また、これまで何回も読み直しているのは、三浦綾子さんの『氷点』。主人公の陽子ちゃん以外は嫌だなと思う人が出てくるんですね。別に具体的に設定を当てはめているわけではないのですが「いろいろな人がいて、いろいろなことが起こる」というメッセージに共感したくて、自分が人間関係や仕事関係で悩んでいるときについ読んでしまうんですよね。
――最後に、どんな人にこの舞台を観てほしいですか?
千葉:時代劇というと歴史的な背景が絡んできて敷居が高いと思われる方もいるかもしれませんが、今回の「ジャズ大名」は言葉が現代的になっていて、僕も自分が出ていないシーンを見ていて笑ってしまうぐらい、面白いです。

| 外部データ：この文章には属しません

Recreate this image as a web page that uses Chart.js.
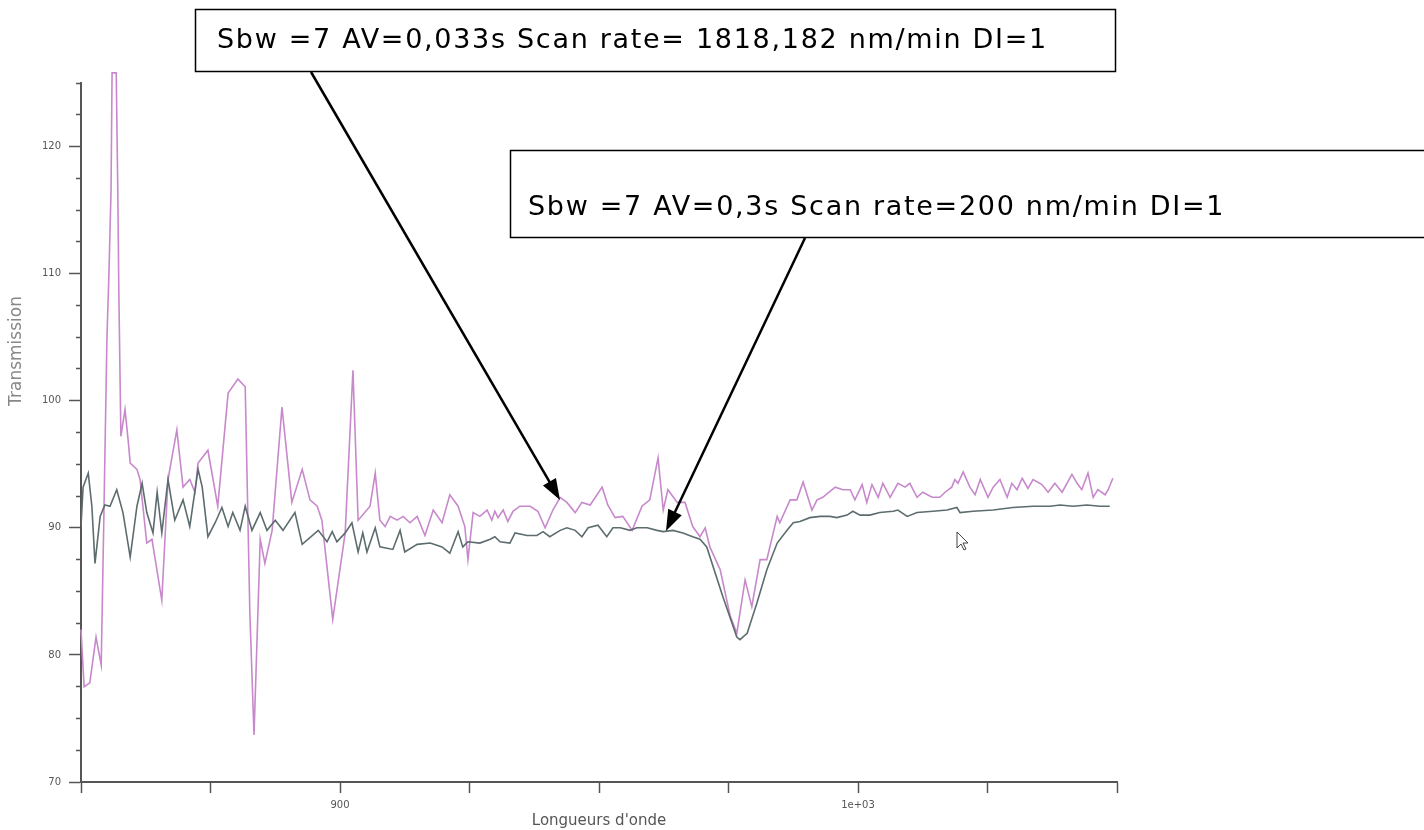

最初の印象だと「祭りみたいな作品」と思っていたんですね。もちろん今もそう思っているところもあるんですけど、その先にある何かを感じたいなと思っています。ラスト20分ぐらい踊り続けて、その先に僕たちは何が見えるのか、お客さんは何を思うのか。それが楽しみですね。おこがましいですけど、皆さんの明日の活力になるような作品にしたいです。
藤井:12月から1月にかけてこの作品をやれるのがすごくいいなと思っています。「寒いな」と思いながら劇場にお越しいただいて、帰るときには「もうコート要らないや」と思っていただけるぐらいのエネルギーの交換ができると思うんです。
コロナ禍でなかなか大変でしたよね。お客さんも笑い声が出せなかった分、舞台のカーテンコールではびっくりするぐらいの拍手をしてくださいました。今、まだまだ気は抜けないですけれど、スタッフの皆さんも出演者も劇場でお待ちしております。寒いですが、わざわざお越しいただけたら、こんなに嬉しいことはないです。すごく楽しいものになると思います。